BRIEF:
Copy the listing verbatim, excluding any images found in it.
══ DATASET EXCERPT
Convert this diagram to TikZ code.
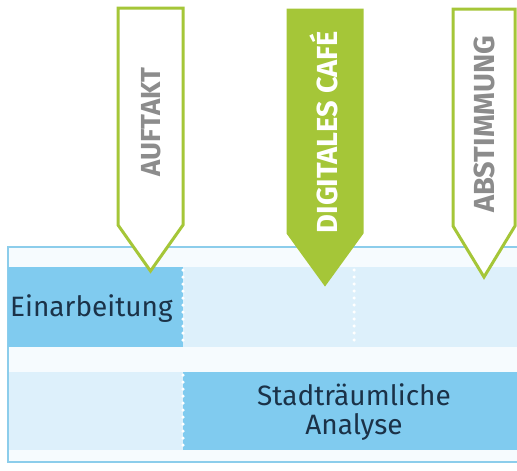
\documentclass[tikz,border=0pt]{standalone}
\usepackage{fontspec}
\setmainfont{Fira Sans}
\definecolor{lime}{HTML}{A5C638}
\definecolor{darkblue}{HTML}{80CBEF}
\definecolor{paleblue}{HTML}{DDF0FB}
\definecolor{framefill}{HTML}{F6FBFE}
\definecolor{framecol}{HTML}{8CCDEB}
\definecolor{navy}{HTML}{1B3248}
\definecolor{taggray}{HTML}{8C8C8C}
\tikzset{
  tagline/.style={draw=lime, line width=3pt, line join=miter},
  tagtext/.style={rotate=90, font=\bfseries\fontsize{#1}{#1}\selectfont},
  seprow/.style={white, line width=3.5pt, line cap=round, dash pattern=on 0pt off 7pt},
  rowtext/.style={text=navy, font=\fontsize{28}{29}\selectfont}
}
\begin{document}
\begin{tikzpicture}[x=1pt, y=-1pt]
		\useasboundingbox (0,0) rectangle (517,471);
		%frame
		\fill[framefill] (8,247) rectangle (530,462);
		\draw[framecol, line width=1.2pt] (530,247) -- (8,247) -- (8,462) -- (530,462);
		
		%rows
		\fill[darkblue] (8,267) rectangle (183,347);
		\fill[paleblue] (183,267) rectangle (530,347);
		\fill[paleblue] (9,372) rectangle (183,450);
		\fill[darkblue] (183,372) rectangle (530,450);
		
		\foreach \x/\ya/\yb in {183/270/347, 354/270/347, 183/375/450}{
			\draw[seprow] (\x,\ya) -- (\x,\yb);
		}
		
		%tags
		\draw[tagline, fill=white] (118,8) -- (183,8) -- (183,225) -- (150.5,271) -- (118,225) -- cycle;
		\draw[tagline, fill=lime] (288,10) -- (362,10) -- (362,233) -- (325,284) -- (288,233) -- cycle;
		\draw[tagline, fill=white] (453,9) -- (515,9) -- (515,226) -- (484,277) -- (453,226) -- cycle;
		
		\node[tagtext=27.5, text=taggray] (auftakt) at (151,122) {AUFTAKT};
		\node[tagtext=29, text=white] (cafe) at (324,132) {DIGITALES CAFÉ};
		\node[tagtext=29, text=taggray] (abstimmung) at (484,124) {ABSTIMMUNG};
		
		\node[rowtext, anchor=west, inner sep=0pt] (einarbeitung) at (10,309) {Einarbeitung};
		\node[rowtext, align=center] (analyse) at (354,412) {Stadträumliche\\Analyse};
\end{tikzpicture}
\end{document}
════
RIGHT ANSWER:
Convert this diagram to TikZ code.
\documentclass[tikz,border=0pt]{standalone}
\usepackage{fontspec}
\setmainfont{Fira Sans}
\definecolor{lime}{HTML}{A5C638}
\definecolor{darkblue}{HTML}{80CBEF}
\definecolor{paleblue}{HTML}{DDF0FB}
\definecolor{framefill}{HTML}{F6FBFE}
\definecolor{framecol}{HTML}{8CCDEB}
\definecolor{navy}{HTML}{1B3248}
\definecolor{taggray}{HTML}{8C8C8C}
\tikzset{
  tagline/.style={draw=lime, line width=3pt, line join=miter},
  tagtext/.style={rotate=90, font=\bfseries\fontsize{#1}{#1}\selectfont},
  seprow/.style={white, line width=3.5pt, line cap=round, dash pattern=on 0pt off 7pt},
  rowtext/.style={text=navy, font=\fontsize{28}{29}\selectfont}
}
\begin{document}
\begin{tikzpicture}[x=1pt, y=-1pt]
		\useasboundingbox (0,0) rectangle (517,471);
		%frame
		\fill[framefill] (8,247) rectangle (530,462);
		\draw[framecol, line width=1.2pt] (530,247) -- (8,247) -- (8,462) -- (530,462);
		
		%rows
		\fill[darkblue] (8,267) rectangle (183,347);
		\fill[paleblue] (183,267) rectangle (530,347);
		\fill[paleblue] (9,372) rectangle (183,450);
		\fill[darkblue] (183,372) rectangle (530,450);
		
		\foreach \x/\ya/\yb in {183/270/347, 354/270/347, 183/375/450}{
			\draw[seprow] (\x,\ya) -- (\x,\yb);
		}
		
		%tags
		\draw[tagline, fill=white] (118,8) -- (183,8) -- (183,225) -- (150.5,271) -- (118,225) -- cycle;
		\draw[tagline, fill=lime] (288,10) -- (362,10) -- (362,233) -- (325,284) -- (288,233) -- cycle;
		\draw[tagline, fill=white] (453,9) -- (515,9) -- (515,226) -- (484,277) -- (453,226) -- cycle;
		
		\node[tagtext=27.5, text=taggray] (auftakt) at (151,122) {AUFTAKT};
		\node[tagtext=29, text=white] (cafe) at (324,132) {DIGITALES CAFÉ};
		\node[tagtext=29, text=taggray] (abstimmung) at (484,124) {ABSTIMMUNG};
		
		\node[rowtext, anchor=west, inner sep=0pt] (einarbeitung) at (10,309) {Einarbeitung};
		\node[rowtext, align=center] (analyse) at (354,412) {Stadträumliche\\Analyse};
\end{tikzpicture}
\end{document}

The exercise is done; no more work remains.